Monday, May 02, 2011
My Zumba instructor calls ppl up to lead class on a fairly regular basis. I specifically asked her a few weeks ago NOT to call me up because I'm very self-conscious about dancing in public.
Tonight in class, the instructor asked if we had any requests for routines. Since I have a couple routines I really like and nobody else called anything out, I did. She rewarded me by calling me up to lead. I was less-than-thrilled but decided to go up anyway. I knew there were no body rolls or anything and I could actually do all the moves.

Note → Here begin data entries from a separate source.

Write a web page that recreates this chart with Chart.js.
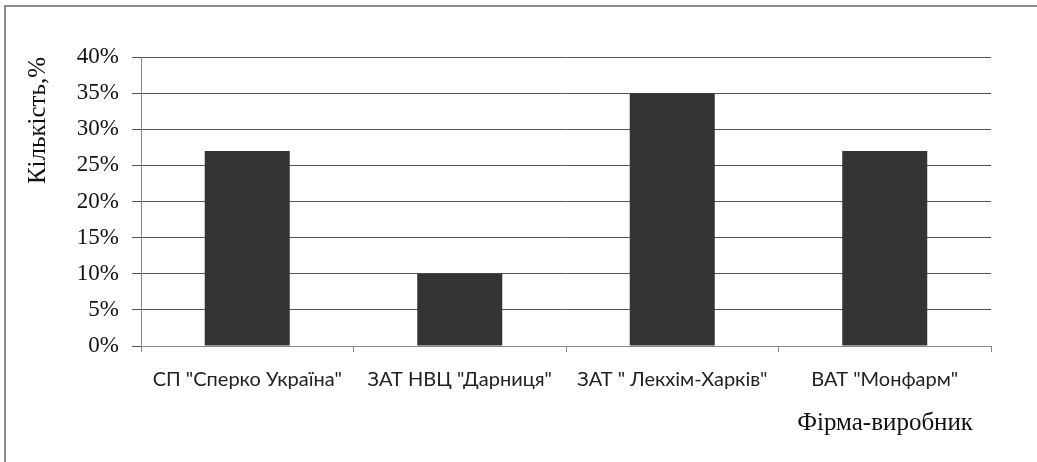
<!DOCTYPE html>
<html>
<head>
<meta charset="utf-8">
<script src="https://cdn.jsdelivr.net/npm/chart.js@4/dist/chart.umd.min.js"></script>
<style>
  html, body { margin: 0; padding: 0; background: #fff; overflow: hidden; }
  #wrap { position: relative; width: 1037px; height: 462px; }
  #frame { position: absolute; left: 4px; top: 5px; width: 1100px; height: 500px;
           border-left: 2px solid #8a8a8a; border-top: 2px solid #8a8a8a; pointer-events: none; }
  canvas { position: absolute; left: 0; top: 0; }
</style>
</head>
<body>
<div id="wrap">
  <canvas id="c" width="1037" height="462"></canvas>
  <div id="frame"></div>
</div>
<script>
const categories = ['СП "Сперко Україна"', 'ЗАТ НВЦ "Дарниця"', 'ЗАТ " Лекхім-Харків"', 'ВАТ "Монфарм"'];
const shares = [27, 10, 35, 27];
const yTicks = [0, 5, 10, 15, 20, 25, 30, 35, 40];
const yTitle = 'Кількість,%';
const xTitle = 'Фірма-виробник';

const xTitlePlugin = {
  id: 'xTitlePlugin',
  afterDraw(chart) {
    const ctx = chart.ctx;
    const sx = chart.scales.x;
    ctx.save();
    ctx.font = '25px "Liberation Serif"';
    ctx.fillStyle = '#111111';
    ctx.textAlign = 'right';
    ctx.textBaseline = 'middle';
    ctx.fillText(xTitle, sx.right - 18, 423);
    ctx.restore();
  }
};

new Chart(document.getElementById('c'), {
  type: 'bar',
  data: {
    labels: categories,
    datasets: [{
      data: shares,
      backgroundColor: '#333333',
      borderWidth: 0,
      categoryPercentage: 1.0,
      barPercentage: 0.4
    }]
  },
  plugins: [xTitlePlugin],
  options: {
    responsive: false,
    animation: false,
    devicePixelRatio: 1,
    layout: { padding: { left: 0, right: 46, top: 57, bottom: 0 } },
    plugins: { legend: { display: false }, tooltip: { enabled: false } },
    scales: {
      x: {
        offset: true,
        grid: { display: true, offset: true, drawOnChartArea: false, drawTicks: true, tickLength: 6, color: '#888888', lineWidth: 1 },
        border: { display: true, color: '#888888', width: 1 },
        ticks: { color: '#222222', font: { family: 'Lato', size: 20 }, padding: 16, maxRotation: 0, autoSkip: false },
        title: { display: false },
        afterFit: (s) => { s.height = 116; }
      },
      y: {
        min: 0, max: 40,
        afterBuildTicks: (s) => { s.ticks = yTicks.map(v => ({ value: v })); },
        grid: { color: '#555555', lineWidth: 1, drawTicks: true, tickLength: 9 },
        border: { display: true, color: '#888888', width: 1 },
        ticks: { color: '#111111', font: { family: 'Liberation Serif', size: 23 }, padding: 13,
                 callback: (v) => v + '%' },
        title: { display: true, text: yTitle, align: 'end', color: '#111111',
                 font: { family: 'Liberation Serif', size: 25 }, padding: { top: 23, bottom: 0 } },
        afterFit: (s) => { s.width = 141; }
      }
    }
  }
});
</script>
</body>
</html>
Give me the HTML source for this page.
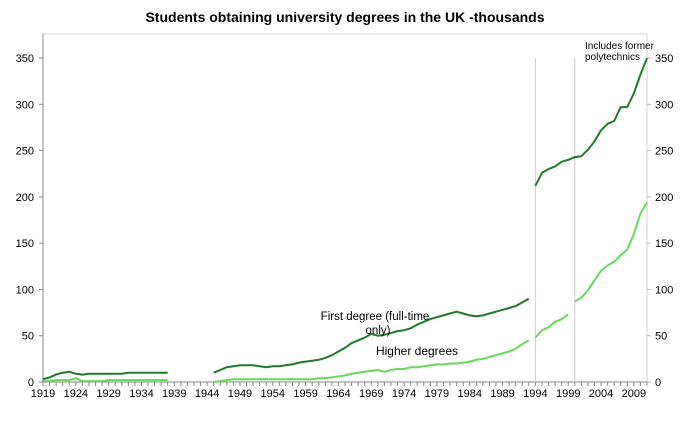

I got thrown because it ended up being a different song than the one I requested--I think she misheard me. It was a bit uncomfortable at first because I was RIGHT at the front of the platform facing a room full of mirrors and ppl watching me. I tend to be pretty good at following along when I'm watching someone else but not that great at remembering the routines otherwise...and she wasn't up there initially. When I was lost as ****, she came alongside me, and I watched her in the mirror and knew what to do. I started getting into it and was okay when she left and only called out the moves. After a little bit, she called up another Zumba instructor to join me and I felt totally comfortable then. I just paid attention to the 2nd teacher to make sure I didn't screw up. I tuned out the rest of class for the most part, though. I didn't get hung up AT ALL on the thought of ppl watching me.
I literally CRIED after my first Zumba class because of how uncomfortable and self-conscious I felt. I NEVER would've believed that 6 months later I'd be leading a routine. Let alone not having it be my worst fear realized.